In this paper, we defended the permissible deployment of affirmative ML algorithms in clinical medicine that overfit for minority and socioeconomically disadvantaged sub-populations, and thus perform better on the relevant sub-populations than for traditionally advantaged sub-populations. In particular, we argued that such algorithms can permissibly be deployed provided they serve the aim of health equity. Affirmative algorithms can serve the aim of health equity, we argued, on certain models of collaboration between clinicians and ML algorithms. Because the fairness of final decisions, which result from collaboration between clinicians and algorithms, is the appropriate locus of moral concern, unfair algorithmic decisions can under the right conditions be tolerated. Namely, if, and only if, the resultant final decisions are fair. Finally, we registered, and attempted to mitigate, the concern that our proposal is an instance of ‘solutionism,’ i.e. the practice of attempting to use quick-fix algorithmic interventions that fail to account for the socioeconomic complexity of the injustices at issue. We offered a series of necessary conditions on the permissible use of affirmative algorithms in order to combat or at least mitigate the threat of solutionism.

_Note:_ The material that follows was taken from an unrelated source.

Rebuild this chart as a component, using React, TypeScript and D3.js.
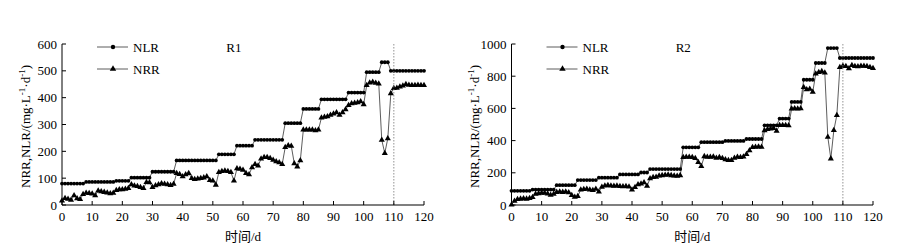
import React from "react";
import * as d3 from "d3";

const days = d3.range(0, 121);

const r1NLR = [
  80, 80, 80, 80, 80, 80, 80, 80,
  86, 86, 86, 86, 86, 86, 86, 86, 86, 86,
  90, 90, 90, 90, 90,
  102, 102, 102, 102, 102, 102, 102,
  124, 124, 124, 124, 124, 124, 124, 124,
  166, 166, 166, 166, 166, 166, 166, 166, 166, 166, 166, 166, 166, 166,
  189, 189, 189, 189, 189, 189,
  221, 221, 221, 221, 221, 221,
  243, 243, 243, 243, 243, 243, 243, 243, 243, 243,
  305, 305, 305, 305, 305, 305,
  358, 358, 358, 358, 358, 358,
  394, 394, 394, 394, 394, 394, 394, 394, 394,
  419, 419, 419, 419, 419, 419,
  495, 495, 495, 495, 495,
  532, 532, 532,
  500, 500, 500, 500, 500, 500, 500, 500, 500, 500, 500, 500,
];

const r1NRR = [
  16, 25, 22, 19, 35, 24, 21, 40, 45, 44,
  42, 35, 53, 50, 48, 46, 43, 45, 55, 58,
  58, 60, 62, 76, 72, 70, 66, 62, 85, 84,
  66, 73, 76, 80, 78, 76, 74, 78, 118, 115,
  106, 114, 118, 100, 96, 98, 100, 102, 106, 92,
  90, 75, 122, 126, 128, 126, 122, 90, 136, 134,
  130, 118, 114, 140, 152, 146, 172, 178, 178, 174,
  168, 162, 158, 152, 215, 222, 220, 155, 143, 166,
  280, 280, 280, 280, 278, 280, 325, 328, 330, 335,
  340, 345, 335, 345, 356, 372, 378, 380, 382, 386,
  375, 446, 456, 458, 455, 452, 242, 193, 248, 416,
  435, 436, 441, 444, 450, 447, 446, 446, 447, 446,
  446,
];

const r2NLR = [
  88, 88, 88, 88, 88, 88, 88,
  96, 96, 96, 96, 96, 96, 96, 96,
  123, 123, 123, 123, 123, 123, 123,
  155, 155, 155, 155, 155, 155, 155,
  170, 170, 170, 170, 170, 170, 170,
  190, 190, 190, 190, 190, 190, 190,
  202, 202, 202,
  223, 223, 223, 223, 223, 223, 223, 223, 223, 223, 223,
  358, 358, 358, 358, 358, 358,
  390, 390, 390, 390, 390, 390, 390, 390,
  398, 398, 398, 398, 398, 398, 398,
  410, 410, 410, 410, 410, 410,
  495, 495, 495, 495, 495,
  537, 537, 537, 537,
  640, 640, 640, 640,
  778, 778, 778, 778,
  882, 882, 882, 882,
  975, 975, 975, 975,
  913, 913, 913, 913, 913, 913, 913, 913, 913, 913, 913, 913,
];

const r2NRR = [
  2, 25, 35, 38, 40, 38, 42, 48, 68, 72,
  74, 74, 70, 62, 68, 80, 82, 80, 82, 78,
  60, 50, 55, 95, 98, 100, 94, 92, 100, 82,
  112, 120, 122, 120, 118, 120, 116, 115, 116, 114,
  95, 110, 128, 132, 140, 118, 165, 172, 174, 182,
  184, 186, 188, 184, 182, 180, 184, 296, 298, 298,
  296, 290, 265, 240, 302, 298, 298, 300, 292, 296,
  290, 282, 278, 278, 292, 298, 296, 300, 315, 338,
  358, 360, 362, 360, 462, 470, 474, 476, 460, 495,
  495, 496, 494, 598, 600, 598, 600, 732, 718, 720,
  702, 815, 825, 830, 822, 422, 288, 464, 558, 855,
  863, 862, 848, 868, 862, 860, 864, 863, 862, 855,
  850,
];

const xTicks = [0, 10, 20, 30, 40, 50, 60, 70, 80, 90, 100, 110, 120];
const r1YTicks = [0, 100, 200, 300, 400, 500, 600];
const r2YTicks = [0, 200, 400, 600, 800, 1000];
const markerDay = 110;

const FONT = "'Liberation Serif', 'Times New Roman', 'Noto Sans CJK SC', serif";
const TOP = 44;
const BOTTOM = 205;

type PanelProps = {
  left: number;
  right: number;
  yMax: number;
  yTicks: number[];
  nlr: number[];
  nrr: number[];
  title: string;
  labelX: number;
};

function Panel({ left, right, yMax, yTicks, nlr, nrr, title, labelX }: PanelProps) {
  const x = d3.scaleLinear().domain([0, 120]).range([left, right]);
  const y = d3.scaleLinear().domain([0, yMax]).range([BOTTOM, TOP]);
  const lineGen = d3
    .line<number>()
    .x((_, i) => x(days[i]))
    .y((d) => y(d));
  const tri = d3.symbol(d3.symbolTriangle, 16)() || "";
  const legTri = d3.symbol(d3.symbolTriangle, 18)() || "";
  const legX = left + 35;
  return (
    <g>
      {/* series lines */}
      <path d={lineGen(nlr) || ""} fill="none" stroke="#333" strokeWidth={0.8} />
      <path d={lineGen(nrr) || ""} fill="none" stroke="#333" strokeWidth={0.8} />
      {nlr.map((v, i) => (
        <circle key={"c" + i} cx={x(days[i])} cy={y(v)} r={1.9} fill="#000" />
      ))}
      {nrr.map((v, i) => (
        <path key={"t" + i} d={tri} transform={`translate(${x(days[i])},${y(v)})`} fill="#000" />
      ))}
      {/* dashed marker line */}
      <line
        x1={x(markerDay)}
        x2={x(markerDay)}
        y1={TOP}
        y2={BOTTOM}
        stroke="#777"
        strokeWidth={0.8}
        strokeDasharray="1.5,1.5"
      />
      {/* axes */}
      <line x1={left} x2={left} y1={TOP} y2={BOTTOM} stroke="#000" strokeWidth={1} />
      <line x1={left} x2={right} y1={BOTTOM} y2={BOTTOM} stroke="#000" strokeWidth={1.2} />
      {yTicks.map((t) => (
        <g key={"y" + t}>
          <line x1={left} x2={left + 4} y1={y(t)} y2={y(t)} stroke="#000" strokeWidth={1} />
          <text
            x={left - 5}
            y={y(t)}
            dy="0.35em"
            textAnchor="end"
            fontSize={13}
            fontFamily={FONT}
            fill="#000"
          >
            {t}
          </text>
        </g>
      ))}
      {xTicks.map((t) => (
        <g key={"x" + t}>
          <line x1={x(t)} x2={x(t)} y1={BOTTOM} y2={BOTTOM - 4} stroke="#000" strokeWidth={1} />
          <text
            x={x(t)}
            y={BOTTOM + 16}
            textAnchor="middle"
            fontSize={13}
            fontFamily={FONT}
            fill="#000"
          >
            {t}
          </text>
        </g>
      ))}
      <text
        x={(left + right) / 2}
        y={241}
        textAnchor="middle"
        fontSize={13}
        fontFamily={FONT}
        fill="#000"
      >
        时间/d
      </text>
      <text
        transform={`translate(${labelX},${(TOP + BOTTOM) / 2 + 2}) rotate(-90)`}
        textAnchor="middle"
        fontSize={13}
        fontFamily={FONT}
        fill="#000"
      >
        NRR,NLR/(mg·L
        <tspan dy={-5} fontSize={9}>-1</tspan>
        <tspan dy={5}>·d</tspan>
        <tspan dy={-5} fontSize={9}>-1</tspan>
        <tspan dy={5}>)</tspan>
      </text>
      {/* legend */}
      <line x1={legX} x2={legX + 31} y1={47} y2={47} stroke="#333" strokeWidth={0.8} />
      <circle cx={legX + 16} cy={47} r={2.2} fill="#000" />
      <text x={legX + 36} y={51.5} fontSize={13} fontFamily={FONT} fill="#000">
        NLR
      </text>
      <line x1={legX} x2={legX + 31} y1={69} y2={69} stroke="#333" strokeWidth={0.8} />
      <path d={legTri} transform={`translate(${legX + 16},${69})`} fill="#000" />
      <text x={legX + 36} y={73.5} fontSize={13} fontFamily={FONT} fill="#000">
        NRR
      </text>
      <text x={x(57)} y={52} textAnchor="middle" fontSize={13} fontFamily={FONT} fill="#000">
        {title}
      </text>
    </g>
  );
}

export default function App() {
  return (
    <svg
      width={916}
      height={251}
      style={{ position: "absolute", left: 0, top: 0, background: "#fff" }}
    >
      <rect width={916} height={251} fill="#fff" />
      <Panel
        left={62}
        right={424}
        yMax={600}
        yTicks={r1YTicks}
        nlr={r1NLR}
        nrr={r1NRR}
        title="R1"
        labelX={30}
      />
      <Panel
        left={511.5}
        right={873}
        yMax={1000}
        yTicks={r2YTicks}
        nlr={r2NLR}
        nrr={r2NRR}
        title="R2"
        labelX={479}
      />
    </svg>
  );
}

We shall conclude with three main takeaways. First, the mechanisms through which ML can exacerbate and amplify existing social injustices are at this point widely understood. What is less explored is how and in what respects ML can address and mitigate existing injustices. Healthcare is one domain in which careful reflection on structural injustices, in addition to the imaginative development and application of novel ML technologies, could in principle resolve, or at least mitigate, certain injustices against minorities. Second, at least in the domain of healthcare, ML technologies are principally deployed as decision support systems. Hence overemphasis on the evaluative properties of algorithmic decisions, as opposed to the evaluative properties of the collaborative process that facilitates joint clinician-ML decision-making, is likely to hinder efforts to rectify injustices. What matters, instead, is that the processes by which ML algorithms and clinicians jointly contribute to final decisions are sufficiently well understood to determine exactly how algorithms can be designed and deployed in a way that promotes equity in health outcomes. Third, the complexity of the nature and causes of social injustices in healthcare should not be underestimated. There are no ‘quick fix’ algorithmic solutions. However, with a participatory approach to developing affirmative ML systems that takes as central the views and interests of minority groups, there are plausible grounds for supposing that ML technologies can be levied to combat and mitigate social injustices in healthcare, provided appropriate safeguards are put in place.